▶ _AIM OF THE EXERCISE_: Write out the opening lines of the data word for word, up to and including the line with "fit_label_w = [1.87e5]", and leave every picture and every later line out.

▶ _DATA SHOWN_:
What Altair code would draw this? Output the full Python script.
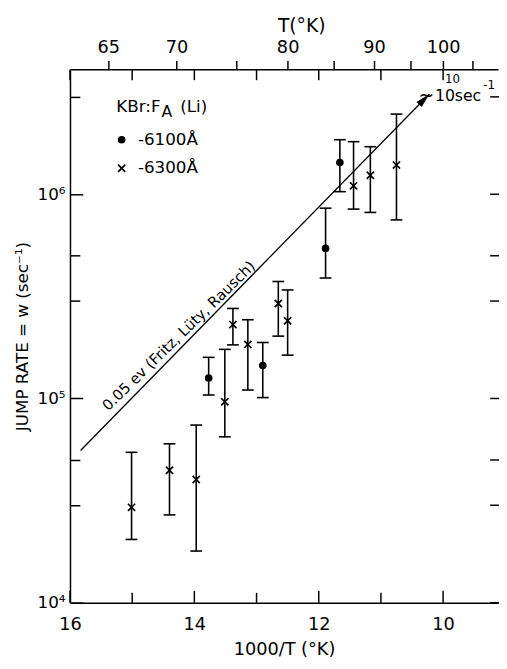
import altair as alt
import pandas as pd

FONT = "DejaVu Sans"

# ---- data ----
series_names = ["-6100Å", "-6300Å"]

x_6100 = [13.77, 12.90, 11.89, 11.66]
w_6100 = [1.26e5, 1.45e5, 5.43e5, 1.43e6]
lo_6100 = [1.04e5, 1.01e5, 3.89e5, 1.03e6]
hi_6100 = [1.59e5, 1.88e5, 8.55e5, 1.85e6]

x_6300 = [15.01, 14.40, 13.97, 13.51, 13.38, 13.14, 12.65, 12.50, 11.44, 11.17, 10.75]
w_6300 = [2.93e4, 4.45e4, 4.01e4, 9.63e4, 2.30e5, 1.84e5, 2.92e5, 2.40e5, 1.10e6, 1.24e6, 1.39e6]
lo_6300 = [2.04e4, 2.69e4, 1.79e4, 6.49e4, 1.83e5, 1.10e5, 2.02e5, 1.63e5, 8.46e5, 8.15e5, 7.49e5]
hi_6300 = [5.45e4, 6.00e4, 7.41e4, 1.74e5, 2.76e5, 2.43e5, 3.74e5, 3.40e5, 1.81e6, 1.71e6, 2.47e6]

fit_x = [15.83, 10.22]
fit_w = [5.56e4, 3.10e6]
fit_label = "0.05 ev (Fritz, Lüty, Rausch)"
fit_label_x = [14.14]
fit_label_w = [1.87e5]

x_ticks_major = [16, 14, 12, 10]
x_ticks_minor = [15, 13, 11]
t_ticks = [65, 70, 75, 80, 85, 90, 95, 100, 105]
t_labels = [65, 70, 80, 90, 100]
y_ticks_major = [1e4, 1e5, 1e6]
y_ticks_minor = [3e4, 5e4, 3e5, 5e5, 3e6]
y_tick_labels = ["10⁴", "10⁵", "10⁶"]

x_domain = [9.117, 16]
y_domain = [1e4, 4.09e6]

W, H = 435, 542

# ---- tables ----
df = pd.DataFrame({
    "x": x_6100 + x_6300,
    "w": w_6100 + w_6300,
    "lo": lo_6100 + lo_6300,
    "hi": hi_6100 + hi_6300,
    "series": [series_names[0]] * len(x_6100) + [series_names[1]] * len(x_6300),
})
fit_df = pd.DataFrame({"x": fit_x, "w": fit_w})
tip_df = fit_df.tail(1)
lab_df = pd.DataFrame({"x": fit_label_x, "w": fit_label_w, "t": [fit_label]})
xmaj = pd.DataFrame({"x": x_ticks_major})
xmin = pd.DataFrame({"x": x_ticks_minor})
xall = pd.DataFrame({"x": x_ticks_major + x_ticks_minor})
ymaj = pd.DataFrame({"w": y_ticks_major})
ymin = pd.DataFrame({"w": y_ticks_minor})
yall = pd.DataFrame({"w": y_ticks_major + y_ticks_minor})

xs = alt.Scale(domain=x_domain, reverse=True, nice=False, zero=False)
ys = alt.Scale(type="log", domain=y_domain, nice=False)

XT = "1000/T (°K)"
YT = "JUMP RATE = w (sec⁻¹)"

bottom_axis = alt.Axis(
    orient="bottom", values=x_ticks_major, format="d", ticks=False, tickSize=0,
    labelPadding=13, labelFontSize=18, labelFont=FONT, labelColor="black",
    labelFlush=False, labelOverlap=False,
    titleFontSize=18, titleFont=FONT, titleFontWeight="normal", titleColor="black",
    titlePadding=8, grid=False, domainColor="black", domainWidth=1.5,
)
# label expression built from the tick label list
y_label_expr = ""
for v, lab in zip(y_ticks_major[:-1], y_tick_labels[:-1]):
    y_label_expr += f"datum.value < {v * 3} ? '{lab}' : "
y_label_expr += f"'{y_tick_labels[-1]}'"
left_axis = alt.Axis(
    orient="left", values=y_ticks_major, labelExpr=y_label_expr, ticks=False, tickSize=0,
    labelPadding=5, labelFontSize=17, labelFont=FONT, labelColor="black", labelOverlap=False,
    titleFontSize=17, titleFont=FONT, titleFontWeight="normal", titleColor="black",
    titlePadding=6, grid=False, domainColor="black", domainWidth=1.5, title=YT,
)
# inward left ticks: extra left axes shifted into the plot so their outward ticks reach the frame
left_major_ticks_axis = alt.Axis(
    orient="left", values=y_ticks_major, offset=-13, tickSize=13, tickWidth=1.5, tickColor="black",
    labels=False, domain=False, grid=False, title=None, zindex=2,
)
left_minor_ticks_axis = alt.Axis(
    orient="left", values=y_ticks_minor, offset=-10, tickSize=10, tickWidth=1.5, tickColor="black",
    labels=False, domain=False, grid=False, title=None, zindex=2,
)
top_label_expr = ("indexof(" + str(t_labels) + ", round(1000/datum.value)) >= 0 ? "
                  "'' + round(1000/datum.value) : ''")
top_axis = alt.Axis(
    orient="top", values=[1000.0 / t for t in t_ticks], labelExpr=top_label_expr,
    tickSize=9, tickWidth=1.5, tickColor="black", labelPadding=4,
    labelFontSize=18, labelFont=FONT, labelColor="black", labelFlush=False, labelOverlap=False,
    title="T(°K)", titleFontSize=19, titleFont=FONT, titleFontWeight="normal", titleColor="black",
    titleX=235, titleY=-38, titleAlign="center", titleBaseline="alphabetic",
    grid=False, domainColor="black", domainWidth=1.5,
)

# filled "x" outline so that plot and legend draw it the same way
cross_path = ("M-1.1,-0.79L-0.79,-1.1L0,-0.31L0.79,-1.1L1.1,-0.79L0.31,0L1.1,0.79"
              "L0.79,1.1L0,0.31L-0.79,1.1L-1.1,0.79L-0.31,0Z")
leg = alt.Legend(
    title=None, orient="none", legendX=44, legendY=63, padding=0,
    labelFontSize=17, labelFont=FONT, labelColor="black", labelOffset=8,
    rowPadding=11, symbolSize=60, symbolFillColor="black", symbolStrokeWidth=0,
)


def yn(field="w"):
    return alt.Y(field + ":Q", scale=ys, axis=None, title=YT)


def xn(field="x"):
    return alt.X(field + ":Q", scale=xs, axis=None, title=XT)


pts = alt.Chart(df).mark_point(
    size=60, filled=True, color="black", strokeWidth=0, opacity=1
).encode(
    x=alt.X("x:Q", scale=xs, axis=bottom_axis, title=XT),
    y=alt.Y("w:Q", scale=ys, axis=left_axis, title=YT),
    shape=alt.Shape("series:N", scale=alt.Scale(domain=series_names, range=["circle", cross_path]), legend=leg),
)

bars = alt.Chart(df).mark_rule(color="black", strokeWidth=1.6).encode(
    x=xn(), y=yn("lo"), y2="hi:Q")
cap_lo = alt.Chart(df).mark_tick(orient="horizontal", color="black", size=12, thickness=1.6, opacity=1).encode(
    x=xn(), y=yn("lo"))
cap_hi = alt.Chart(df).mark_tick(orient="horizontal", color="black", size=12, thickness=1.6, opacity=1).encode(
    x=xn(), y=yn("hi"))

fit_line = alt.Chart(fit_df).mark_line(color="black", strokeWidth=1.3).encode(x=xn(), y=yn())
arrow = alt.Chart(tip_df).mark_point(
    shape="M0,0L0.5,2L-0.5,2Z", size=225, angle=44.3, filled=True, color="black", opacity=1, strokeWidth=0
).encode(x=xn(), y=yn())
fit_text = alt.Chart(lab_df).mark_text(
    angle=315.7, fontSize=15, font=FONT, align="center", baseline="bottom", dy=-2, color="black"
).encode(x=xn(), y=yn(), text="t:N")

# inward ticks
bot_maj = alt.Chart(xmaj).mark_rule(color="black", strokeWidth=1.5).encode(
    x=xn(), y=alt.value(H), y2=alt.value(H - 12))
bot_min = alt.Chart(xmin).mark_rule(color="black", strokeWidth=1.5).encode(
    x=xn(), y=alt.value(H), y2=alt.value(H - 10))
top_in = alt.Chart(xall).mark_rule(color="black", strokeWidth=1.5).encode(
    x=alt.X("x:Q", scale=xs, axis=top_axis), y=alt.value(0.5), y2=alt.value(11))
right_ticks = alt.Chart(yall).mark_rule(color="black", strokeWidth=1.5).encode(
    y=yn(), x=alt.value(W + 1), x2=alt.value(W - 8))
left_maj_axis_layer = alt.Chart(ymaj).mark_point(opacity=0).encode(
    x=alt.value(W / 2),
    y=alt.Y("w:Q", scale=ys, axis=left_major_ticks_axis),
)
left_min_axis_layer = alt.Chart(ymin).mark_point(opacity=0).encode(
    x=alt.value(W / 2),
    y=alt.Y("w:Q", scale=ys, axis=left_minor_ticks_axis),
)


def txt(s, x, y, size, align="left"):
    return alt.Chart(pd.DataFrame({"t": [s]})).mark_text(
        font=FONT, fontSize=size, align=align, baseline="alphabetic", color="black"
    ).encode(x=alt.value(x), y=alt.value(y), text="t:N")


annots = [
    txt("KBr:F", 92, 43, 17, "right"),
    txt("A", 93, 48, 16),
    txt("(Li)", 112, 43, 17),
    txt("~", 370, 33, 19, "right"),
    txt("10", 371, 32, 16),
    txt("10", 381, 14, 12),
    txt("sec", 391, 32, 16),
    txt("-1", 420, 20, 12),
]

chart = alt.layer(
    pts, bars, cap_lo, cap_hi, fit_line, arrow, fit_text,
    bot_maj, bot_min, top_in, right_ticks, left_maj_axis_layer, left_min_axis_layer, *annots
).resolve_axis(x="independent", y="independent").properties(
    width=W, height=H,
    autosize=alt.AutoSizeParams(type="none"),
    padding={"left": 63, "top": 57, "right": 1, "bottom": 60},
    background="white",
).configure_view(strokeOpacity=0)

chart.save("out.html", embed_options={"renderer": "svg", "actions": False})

▶ _THE COMPLETED TASK_:
What Altair code would draw this? Output the full Python script.
import altair as alt
import pandas as pd

FONT = "DejaVu Sans"

# ---- data ----
series_names = ["-6100Å", "-6300Å"]

x_6100 = [13.77, 12.90, 11.89, 11.66]
w_6100 = [1.26e5, 1.45e5, 5.43e5, 1.43e6]
lo_6100 = [1.04e5, 1.01e5, 3.89e5, 1.03e6]
hi_6100 = [1.59e5, 1.88e5, 8.55e5, 1.85e6]

x_6300 = [15.01, 14.40, 13.97, 13.51, 13.38, 13.14, 12.65, 12.50, 11.44, 11.17, 10.75]
w_6300 = [2.93e4, 4.45e4, 4.01e4, 9.63e4, 2.30e5, 1.84e5, 2.92e5, 2.40e5, 1.10e6, 1.24e6, 1.39e6]
lo_6300 = [2.04e4, 2.69e4, 1.79e4, 6.49e4, 1.83e5, 1.10e5, 2.02e5, 1.63e5, 8.46e5, 8.15e5, 7.49e5]
hi_6300 = [5.45e4, 6.00e4, 7.41e4, 1.74e5, 2.76e5, 2.43e5, 3.74e5, 3.40e5, 1.81e6, 1.71e6, 2.47e6]

fit_x = [15.83, 10.22]
fit_w = [5.56e4, 3.10e6]
fit_label = "0.05 ev (Fritz, Lüty, Rausch)"
fit_label_x = [14.14]
fit_label_w = [1.87e5]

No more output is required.